China Could Face Population Collapse as Birth Rate Plummets: Experts

China Could Face Population Collapse as Birth Rate Plummets: Experts
A woman holds a newborn girl at the Antai maternity hospital in Beijing on Jan. 26, 2012. (Ed Jones/AFP/Getty Images)
2/4/2021
Updated:
2/5/2021

The National Bureau of Statistics of the Communist Party of China stated at a press conference on Jan. 18 that it would be postponing the release of China’s birth data for 2020. But according to data released by some local governments, the mainland’s population appears to be declining, and at an alarming rate in some areas where the births have dropped by more than 20 percent.

Liang Jianzhang, the founder of China’s leading travel website Ctrip.com and professor at Peking University’s Guanghua School of Management, warned in a Feb. 1 opinion article published in China’s leading business publication Caixin that population collapse in the mainland has arrived.

He said that as China’s birth rate cannot be increased substantially, the country’s population decline will not stop.

According to Liang, Guangzhou city’s population saw approximately 195,500 births last year, a decrease of 9 percent from 2019; Wenzhou city saw approximately 73,230 births, a year-on-year decrease of 19.01 percent; Hefei city saw a decrease of 23 percent compared with 2019; and the birth population in Taizhou city decreased by 32.6 percent. No jurisdictions have yet to report an increase in the birth rate.

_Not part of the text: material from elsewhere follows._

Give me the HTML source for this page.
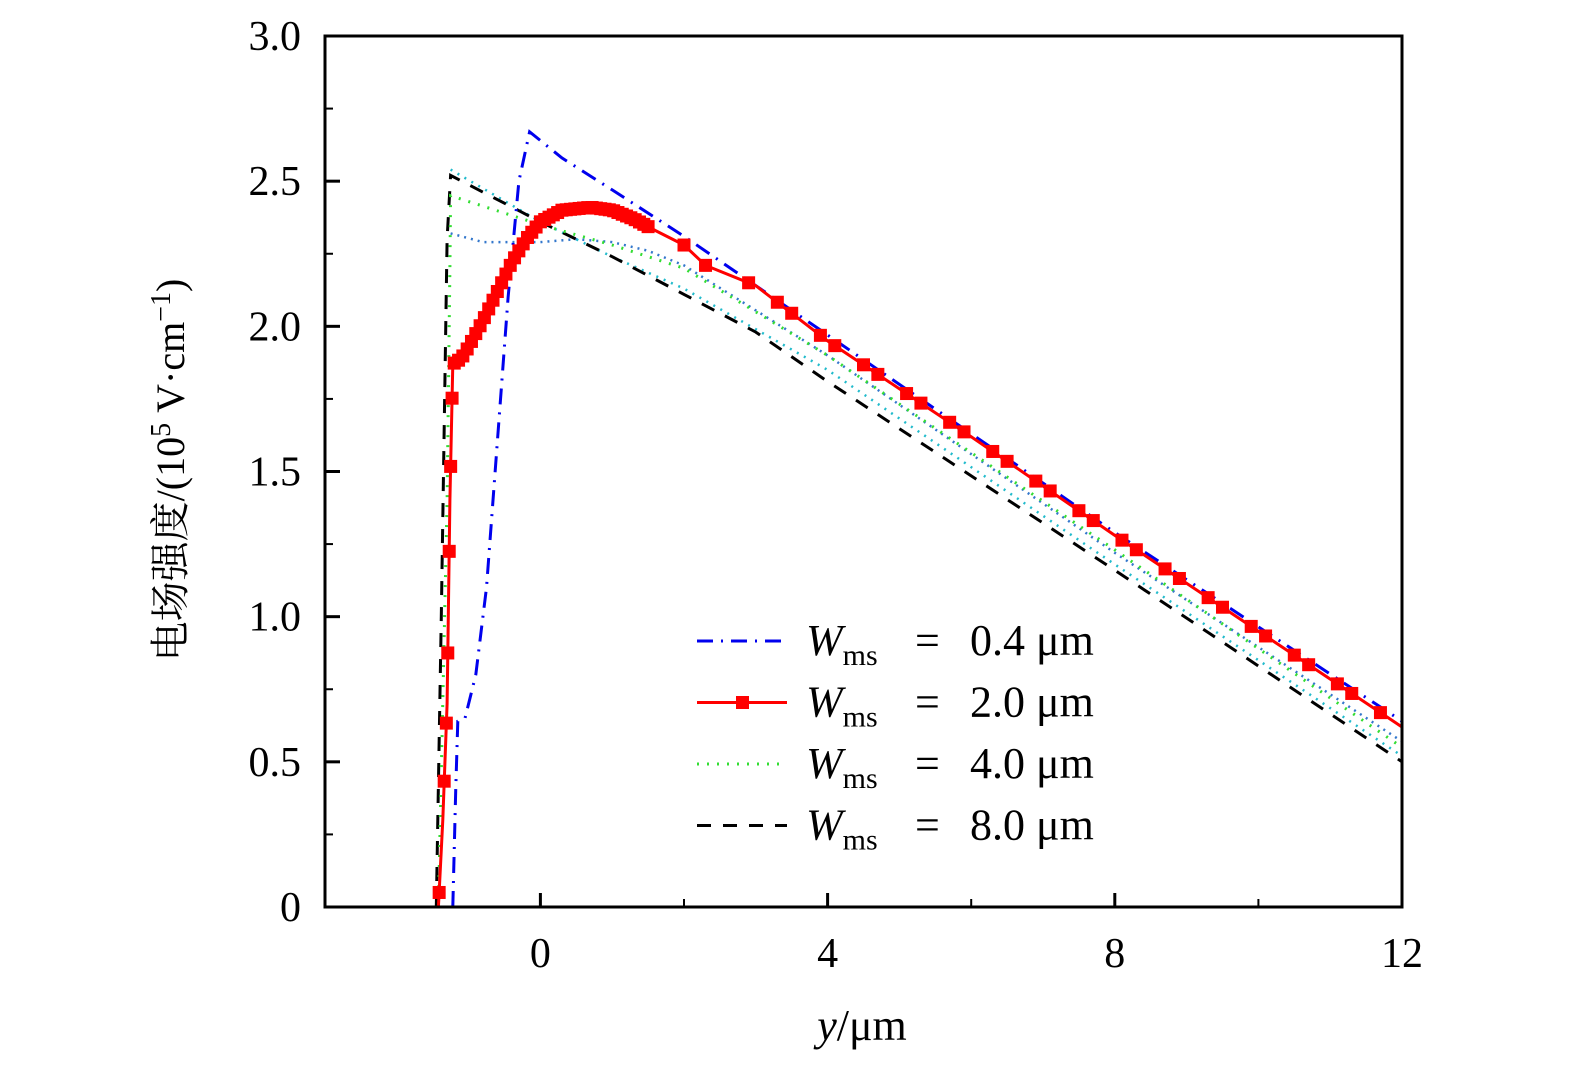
<!DOCTYPE html>
<html><head><meta charset="utf-8"><style>
html,body{margin:0;padding:0;background:#fff;overflow:hidden;}
svg{display:block;font-family:"Liberation Serif","Noto Serif CJK SC",serif;}
</style></head><body>
<svg id="chart" width="1575" height="1069" viewBox="0 0 1575 1069" xmlns="http://www.w3.org/2000/svg"></svg>
<script>
const xTicks=[0,4,8,12];
const xMinor=[2,6,10];
const yTicks=[0,0.5,1.0,1.5,2.0,2.5,3.0];
const yTickLabels=["0","0.5","1.0","1.5","2.0","2.5","3.0"];
const yMinor=[0.25,0.75,1.25,1.75,2.25,2.75];
const redX=[-1.42,-1.36,-1.3,-1.26,-1.22,-1.1,-1.0,-0.8,-0.6,-0.4,-0.2,0,0.3,0.7,1.0,1.3,1.6,2.0,2.3,3.0,4.0,6.0,8.0,10.0,12.0];
const redY=[0,0.3,0.7,1.4,1.87,1.89,1.93,2.02,2.12,2.22,2.30,2.36,2.40,2.41,2.40,2.37,2.33,2.28,2.21,2.14,1.95,1.62,1.28,0.95,0.62];
const blueX=[-1.22,-1.18,-1.15,-1.05,-0.9,-0.75,-0.6,-0.45,-0.3,-0.15,0.3,1.0,2.0,4.0,8.0,12.0];
const blueY=[0,0.4,0.64,0.65,0.8,1.1,1.6,2.1,2.5,2.67,2.58,2.47,2.31,1.97,1.29,0.64];
const greenX=[-1.42,-1.3,-1.26,-1.25,0,1.0,2.0,4.0,8.0,12.0];
const greenY=[0,1.4,2.2,2.45,2.35,2.28,2.20,1.90,1.23,0.55];
const blackX=[-1.45,-1.38,-1.3,-1.25,0,1.0,2.0,3.0,4.0,8.0,12.0];
const blackY=[0,1.0,2.3,2.52,2.36,2.24,2.11,1.98,1.81,1.16,0.50];
const cyanX=[-1.25,0,1.0,2.0,4.0,8.0,12.0];
const cyanY=[2.54,2.36,2.24,2.13,1.85,1.18,0.52];
const steelX=[-1.25,-0.8,0,0.5,1.0,1.5,2.0,4.0,8.0,12.0];
const steelY=[2.32,2.29,2.29,2.30,2.29,2.26,2.21,1.90,1.22,0.57];

const X0=325,X1=1402,Y0=907,Y1=36,XMIN=-3,XMAX=12,YMIN=0,YMAX=3;
const sx=v=>X0+(v-XMIN)/(XMAX-XMIN)*(X1-X0);
const sy=v=>Y0-(v-YMIN)/(YMAX-YMIN)*(Y0-Y1);
const svg=document.getElementById('chart');
const NS='http://www.w3.org/2000/svg';
function mk(tag,attrs,parent){const e=document.createElementNS(NS,tag);for(const k in attrs)e.setAttribute(k,attrs[k]);(parent||svg).appendChild(e);return e;}
function interp(xs,ys,x){for(let i=0;i<xs.length-1;i++){if(x>=xs[i]&&x<=xs[i+1]){const t=(x-xs[i])/(xs[i+1]-xs[i]);return ys[i]+t*(ys[i+1]-ys[i]);}}return ys[ys.length-1];}
function path(xs,ys){return xs.map((x,i)=>(i?'L':'M')+sx(x).toFixed(1)+','+sy(ys[i]).toFixed(1)).join(' ');}

const series=[
 {xs:steelX,ys:steelY,color:'#3377cc',w:2.5,dash:'2 5',name:'series-steelblue-dotted'},
 {xs:cyanX,ys:cyanY,color:'#22bbcc',w:2.5,dash:'2 6',name:'series-cyan-dotted'},
 {xs:blackX,ys:blackY,color:'#000',w:3,dash:'14 12',name:'series-wms-8-0'},
 {xs:greenX,ys:greenY,color:'#33dd33',w:3,dash:'2 8',name:'series-wms-4-0'},
 {xs:blueX,ys:blueY,color:'#0000ee',w:3,dash:'16 8 2 8',name:'series-wms-0-4'},
];
series.forEach(s=>{
 const p=mk('path',{d:path(s.xs,s.ys),fill:'none',stroke:s.color,'stroke-width':s.w,'stroke-dasharray':s.dash});
 
 
});
const rp=mk('path',{d:path(redX,redY),fill:'none',stroke:'#ff0000','stroke-width':3});


const mxs=[-1.41,-1.34,-1.31,-1.29,-1.27,-1.25,-1.23];
for(let x=-1.2;x<=1.55;x+=0.06)mxs.push(x);
mxs.push(2.0,2.3);
for(let x=3.3;x<=12;x+=0.6){mxs.push(x-0.4);mxs.push(x);}
const mg=mk('g',{fill:'#ff0000'});


mxs.forEach(x=>{if(x>12.01)return;const y=interp(redX,redY,x);const r=mk('rect',{x:sx(x)-6.5,y:sy(y)-6.5,width:13,height:13},mg);

});

const fr=mk('rect',{x:X0,y:Y1,width:X1-X0,height:Y0-Y1,fill:'none',stroke:'#000','stroke-width':3});


xTicks.forEach(v=>{mk('line',{x1:sx(v),x2:sx(v),y1:Y0,y2:Y0-14,stroke:'#000','stroke-width':3});
 const t=mk('text',{x:sx(v),y:967,'font-size':42,'text-anchor':'middle'});t.textContent=v;
 
 });
xMinor.forEach(v=>mk('line',{x1:sx(v),x2:sx(v),y1:Y0,y2:Y0-8,stroke:'#000','stroke-width':2}));
yTicks.forEach((v,i)=>{mk('line',{x1:X0,x2:X0+15,y1:sy(v),y2:sy(v),stroke:'#000','stroke-width':3});
 const t=mk('text',{x:301,y:sy(v)+14,'font-size':42,'text-anchor':'end'});t.textContent=yTickLabels[i];
 
 });
yMinor.forEach(v=>mk('line',{x1:X0,x2:X0+8,y1:sy(v),y2:sy(v),stroke:'#000','stroke-width':2}));

const xt=mk('text',{x:862,y:1040,'font-size':44,'text-anchor':'middle'});
xt.innerHTML='<tspan font-style="italic">y</tspan>/μm';


const yt=mk('text',{x:0,y:0,'font-size':40,'text-anchor':'middle',transform:'translate(184,470) rotate(-90)'});
yt.innerHTML='电场强度/(10<tspan dy="-14" font-size="28">5</tspan><tspan dy="14"> V·cm</tspan><tspan dy="-14" font-size="28">−1</tspan><tspan dy="14">)</tspan>';



const leg=[['0.4','#0000ee','16 8 2 8',false],['2.0','#ff0000','',true],['4.0','#33dd33','2 8',false],['8.0','#000','14 12',false]];
const lg=mk('g',{});


leg.forEach((l,i)=>{const y=641+i*61.5;
 const g=mk('g',{},lg);
 
 
 mk('line',{x1:697,x2:787,y1:y,y2:y,stroke:l[1],'stroke-width':3,'stroke-dasharray':l[2]},g);
 if(l[3])mk('rect',{x:736,y:y-6.5,width:13,height:13,fill:'#ff0000'},g);
 const t=mk('text',{x:806,y:y+14,'font-size':44},g);
 t.innerHTML='<tspan font-style="italic">W</tspan><tspan font-size="30" dy="10">ms</tspan><tspan dy="-10" x="915">=</tspan><tspan x="970">'+l[0]+' μm</tspan>';
});
</script>
</body></html>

To put this into context, for the first three quarters of 2020, the birth rate in the United States declined approximately 5 percent, according to preliminary data from the U.S. Centers for Disease Control. A Brookings Institute report found that during the Spanish Flu epidemic, birth rates in the United States fell by 12.5 percent.

The number of births in Guangzhou in 2020 was the lowest in 10 years, and Wenzhou saw its lowest birth rate in past 6 years.

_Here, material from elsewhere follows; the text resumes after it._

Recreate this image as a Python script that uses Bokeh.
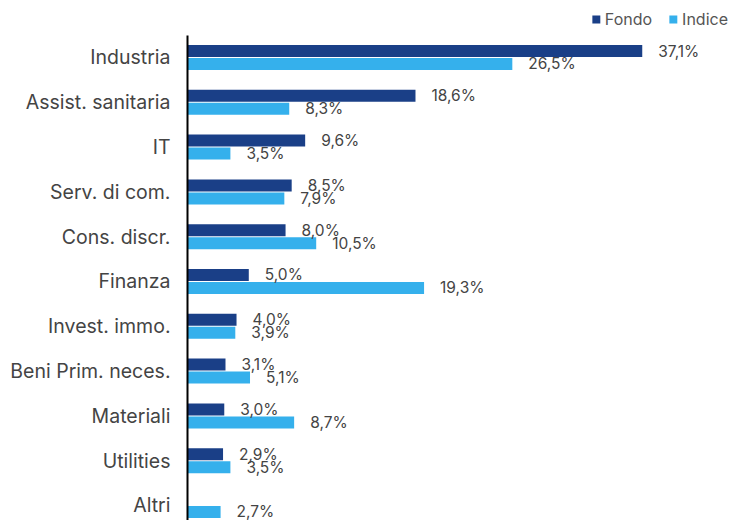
from bokeh.plotting import figure
from bokeh.layouts import column
from bokeh.models import ColumnDataSource, Range1d, FixedTicker, Legend, LegendItem
from bokeh.core.properties import value
from bokeh.embed import file_html
from bokeh.resources import INLINE
import math

categories = ["Industria", "Assist. sanitaria", "IT", "Serv. di com.", "Cons. discr.",
              "Finanza", "Invest. immo.", "Beni Prim. neces.", "Materiali", "Utilities", "Altri"]
fondo = [37.1, 18.6, 9.6, 8.5, 8.0, 5.0, 4.0, 3.1, 3.0, 2.9, float("nan")]
indice = [26.5, 8.3, 3.5, 7.9, 10.5, 19.3, 3.9, 5.1, 8.7, 3.5, 2.7]
series_names = ["Fondo", "Indice"]

C_FONDO = "#1a3f87"
C_INDICE = "#35b0ec"
FONT = "Inter"
W = 730

def fmt(v):
    return "" if (v is None or (isinstance(v, float) and math.isnan(v))) else f"{v:.1f}".replace(".", ",") + "%"

idx = list(range(len(categories)))
off = 0.145
bh = 0.268

src_f = ColumnDataSource(dict(y=[i - off for i in idx], v=fondo, lab=[fmt(v) for v in fondo]))
src_i = ColumnDataSource(dict(y=[i + off for i in idx], v=indice, lab=[fmt(v) for v in indice]))

# ---- legend strip ----
lg = figure(width=W, height=35, output_backend="svg", toolbar_location=None,
            x_range=Range1d(0, 1), y_range=Range1d(0, 1),
            min_border_left=0, min_border_right=0, min_border_top=7, min_border_bottom=0)
lg.outline_line_color = None
lg.axis.visible = False
lg.grid.visible = False
# zero-width proxy bars: only used to give the legend its swatches
lf = lg.hbar(y=[0], right=[0], left=[0], height=1, color=C_FONDO, line_color=None)
li = lg.hbar(y=[0], right=[0], left=[0], height=1, color=C_INDICE, line_color=None)
legend = Legend(items=[LegendItem(label=series_names[0], renderers=[lf]),
                       LegendItem(label=series_names[1], renderers=[li])],
                orientation="horizontal", location="top_right",
                glyph_width=10, glyph_height=10, label_standoff=4, spacing=16,
                padding=0, margin=2, border_line_color=None, background_fill_alpha=0,
                label_text_font=FONT, label_text_font_size="16px", label_text_color="#555555",
                label_height=18)
lg.add_layout(legend)

# ---- main chart ----
p = figure(width=W, height=485, output_backend="svg", toolbar_location=None,
           x_range=Range1d(0, 44.3), y_range=Range1d(10.335, -0.491),
           min_border_left=187, min_border_right=0, min_border_top=0, min_border_bottom=0)
p.outline_line_color = None
p.xgrid.visible = False
p.ygrid.visible = False
p.xaxis.visible = False

p.hbar(y="y", right="v", left=0, height=bh, source=src_f, color=C_FONDO, line_color=None)
p.hbar(y="y", right="v", left=0, height=bh, source=src_i, color=C_INDICE, line_color=None)

for s in (src_f, src_i):
    p.text(x="v", y="y", text="lab", source=s, x_offset=16, text_baseline="middle",
           text_align="left", text_font=value(FONT), text_font_size="15.5px", text_color="#444444")

ya = p.yaxis[0]
ya.ticker = FixedTicker(ticks=idx)
ya.major_label_overrides = {i: c for i, c in zip(idx, categories)}
ya.major_tick_line_color = None
ya.minor_tick_line_color = None
ya.major_tick_out = 0
ya.major_tick_in = 0
ya.axis_line_color = "black"
ya.axis_line_width = 2
ya.major_label_standoff = 17
ya.major_label_text_font = FONT
ya.major_label_text_font_size = "19.5px"
ya.major_label_text_color = "#444444"

layout = column(lg, p, spacing=0)
open("out.html", "w").write(file_html(layout, INLINE))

Children accompanied by their parents and caretakers attend an art class at the I Love Gym center in Beijing, China, on May 11, 2016. (AP Photo/Andy Wong)
Children accompanied by their parents and caretakers attend an art class at the I Love Gym center in Beijing, China, on May 11, 2016. (AP Photo/Andy Wong)

The CCP first introduced the idea of a birth control policy in 1955, and implemented its “one-child policy” in 1979. However, since 2013, it has been loosening the policy, saying that “if one of the parents is an only child, they can have two children.” In 2016, it revised the number of children allowed by law to two.

However, public data shows that China’s population has been decreasing from 2016 to 2020—the new born population in 2016 was 17.86 million, but from 2017 to 2020, births dropped to approximately 17.23 million, 15.23 million, 14.65 million, and 13.80 million respectively.

China’s lowest official birth rate was in 1961 at the end of the Great Famine, when only 11.8 million babies were born.
Taiwanese scholar Wu Sezhi wrote in a recent opinion article that apart from its “two-child policy,” China does not appear to have a program encouraging its citizens to have more children. Wu laid this down to the CCP’s limited resources now faced with a weakened economy from international factors coupled with the impact of the pandemic.

Wu also said that, in the long run, China’s aging population will cast a big shadow over its economic development. He predicts that the impacts of China’s population decline will be more severe than that experienced by other countries as China still has a very large urban-rural wealth gap. The country also lacks a complete industrial development process.